Plastic pollution is a problem that doesn’t seem to be going away. Global plastic manufacturing has produced 8.3 billion metric tons of plastic since the 1950s and most now resides in either a landfill or the natural environment. It’s a necessary material in virtually everything we use on a day-to-day basis, from our cell phones to food packaging to mattresses to cars. Unfortunately, neither we nor nature have figured out how to dispose of plastic waste without impacting our ecosystems, water supplies and food. For example, a study of 159 samples of tap water, beer and commercial sea salt found that 81 percent of the tap water samples and all of the beer and salt samples contained plastic fibers.
Voluntary actions by businesses coupled with some government policies represent initial steps toward tackling the plastic problem. American Airlines, Sodexo, Bon Appetit, Aramark, Red Lobster, Starbucks and United Airlines are just a few major companies to ban, limit, phase-out or eliminate plastic straws, cups and other items from their operations. California took a page from behavioral economics and passed a law preventing restaurants from automatically giving customers straws. Recently, the U.S. Congress stepped up by passing the Save our Seas Act, which reauthorizes funding for the National Oceanic and Atmospheric Administration to spend a maximum of $10 million per year for five years to remove plastic trash from the oceans and encourages federal trade negotiators to push foreign government to improve their waste management. These laws and policies are by no means comprehensive, but they represent powerful first steps to address this new type of pollution.

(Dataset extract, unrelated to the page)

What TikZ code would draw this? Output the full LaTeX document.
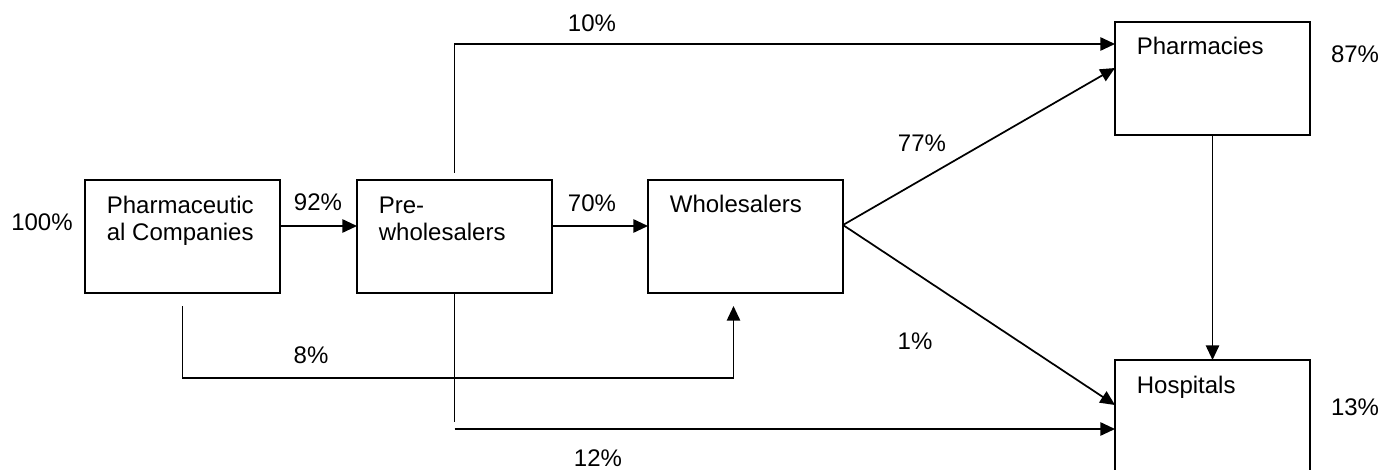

However, as governments and industry explore and test policies to reduce plastic pollution, powerful tools and metrics will be necessary to evaluate the success of these policies. How should we measure our global reliance on plastics? How do we estimate the health and safety costs and benefits associated with plastics? Did the cost of a given policy outweigh the benefits? These data will allow for effective policy-planning.
Is It Working?
After periods of monitoring and evaluation there should be enough information to determine what changes are needed to improve a policy. Maybe the policy in question did not achieve its intended outcome and should be abandoned altogether. Maybe there is another policy hindering the success of the policy under review that can be tweaked to improve results.
Industry has signaled that plastic straws, cups, and coffee stirrers are the least costly items to remove from operations and thus represent the lowest hanging fruit given the available substitutes. However, when it comes to removing other plastics for which there are fewer substitutes—things such as food packaging, clothing, phone, or other daily use products—a proper framework for quantifying the benefits of eliminating plastic will be crucial to tackling plastic pollution and ensuring our oceans, waterways and ecosystems stay healthy for future generations.